## [Task objective]
Pull out every line below holding the word "chart".

## [Data lines]
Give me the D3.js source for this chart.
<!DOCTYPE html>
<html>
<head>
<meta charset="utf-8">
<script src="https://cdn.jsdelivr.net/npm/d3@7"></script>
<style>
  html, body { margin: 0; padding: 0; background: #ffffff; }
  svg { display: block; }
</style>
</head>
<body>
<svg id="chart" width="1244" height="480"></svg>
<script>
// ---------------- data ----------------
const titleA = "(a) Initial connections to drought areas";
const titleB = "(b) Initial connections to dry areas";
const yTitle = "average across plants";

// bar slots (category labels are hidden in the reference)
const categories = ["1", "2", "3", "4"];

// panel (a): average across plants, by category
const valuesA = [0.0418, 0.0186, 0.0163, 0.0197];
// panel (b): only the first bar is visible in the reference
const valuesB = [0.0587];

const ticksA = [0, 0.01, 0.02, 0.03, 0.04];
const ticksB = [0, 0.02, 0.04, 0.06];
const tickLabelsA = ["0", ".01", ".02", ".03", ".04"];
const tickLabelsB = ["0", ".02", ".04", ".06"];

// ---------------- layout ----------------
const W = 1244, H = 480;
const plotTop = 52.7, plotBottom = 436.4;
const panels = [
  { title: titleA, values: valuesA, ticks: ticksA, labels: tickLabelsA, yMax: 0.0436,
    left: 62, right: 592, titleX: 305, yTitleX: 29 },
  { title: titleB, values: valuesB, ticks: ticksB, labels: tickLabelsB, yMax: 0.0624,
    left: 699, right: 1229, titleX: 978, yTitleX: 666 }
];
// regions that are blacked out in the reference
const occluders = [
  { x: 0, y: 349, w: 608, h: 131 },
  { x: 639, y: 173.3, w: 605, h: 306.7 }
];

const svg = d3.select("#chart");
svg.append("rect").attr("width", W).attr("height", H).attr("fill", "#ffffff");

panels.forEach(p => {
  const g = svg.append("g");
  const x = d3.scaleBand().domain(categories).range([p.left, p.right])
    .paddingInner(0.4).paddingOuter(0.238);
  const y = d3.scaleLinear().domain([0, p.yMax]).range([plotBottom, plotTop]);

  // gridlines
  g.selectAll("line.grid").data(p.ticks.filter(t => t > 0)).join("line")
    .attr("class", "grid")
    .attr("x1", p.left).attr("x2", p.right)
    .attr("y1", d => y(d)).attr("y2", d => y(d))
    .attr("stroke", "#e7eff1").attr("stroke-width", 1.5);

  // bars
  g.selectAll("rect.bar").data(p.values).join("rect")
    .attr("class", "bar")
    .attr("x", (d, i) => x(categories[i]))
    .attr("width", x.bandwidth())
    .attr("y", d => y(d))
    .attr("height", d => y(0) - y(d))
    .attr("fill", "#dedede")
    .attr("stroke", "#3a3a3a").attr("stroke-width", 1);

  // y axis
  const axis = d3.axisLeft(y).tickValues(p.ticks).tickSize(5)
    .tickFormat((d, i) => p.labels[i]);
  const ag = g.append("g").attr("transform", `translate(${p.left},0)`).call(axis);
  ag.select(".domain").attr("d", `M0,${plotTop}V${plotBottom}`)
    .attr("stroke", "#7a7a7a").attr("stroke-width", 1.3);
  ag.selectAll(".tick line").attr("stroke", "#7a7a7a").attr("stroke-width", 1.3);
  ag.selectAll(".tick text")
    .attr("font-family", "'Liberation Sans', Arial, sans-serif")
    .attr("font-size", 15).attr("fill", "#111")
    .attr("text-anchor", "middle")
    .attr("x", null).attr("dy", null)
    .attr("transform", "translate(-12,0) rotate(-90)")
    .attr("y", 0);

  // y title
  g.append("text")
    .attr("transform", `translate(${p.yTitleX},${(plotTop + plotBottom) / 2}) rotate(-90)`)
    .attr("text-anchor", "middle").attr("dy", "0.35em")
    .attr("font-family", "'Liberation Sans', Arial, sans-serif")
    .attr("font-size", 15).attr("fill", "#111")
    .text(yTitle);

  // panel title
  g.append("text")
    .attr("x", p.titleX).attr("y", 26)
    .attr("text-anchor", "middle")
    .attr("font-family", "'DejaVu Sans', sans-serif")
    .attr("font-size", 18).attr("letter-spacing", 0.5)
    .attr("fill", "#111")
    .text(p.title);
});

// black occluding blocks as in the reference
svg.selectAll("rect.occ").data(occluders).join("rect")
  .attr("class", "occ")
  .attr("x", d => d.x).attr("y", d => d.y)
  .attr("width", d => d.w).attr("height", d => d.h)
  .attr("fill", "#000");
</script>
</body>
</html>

## [Exercise output]
Give me the D3.js source for this chart.
<svg id="chart" width="1244" height="480"></svg>
const svg = d3.select("#chart");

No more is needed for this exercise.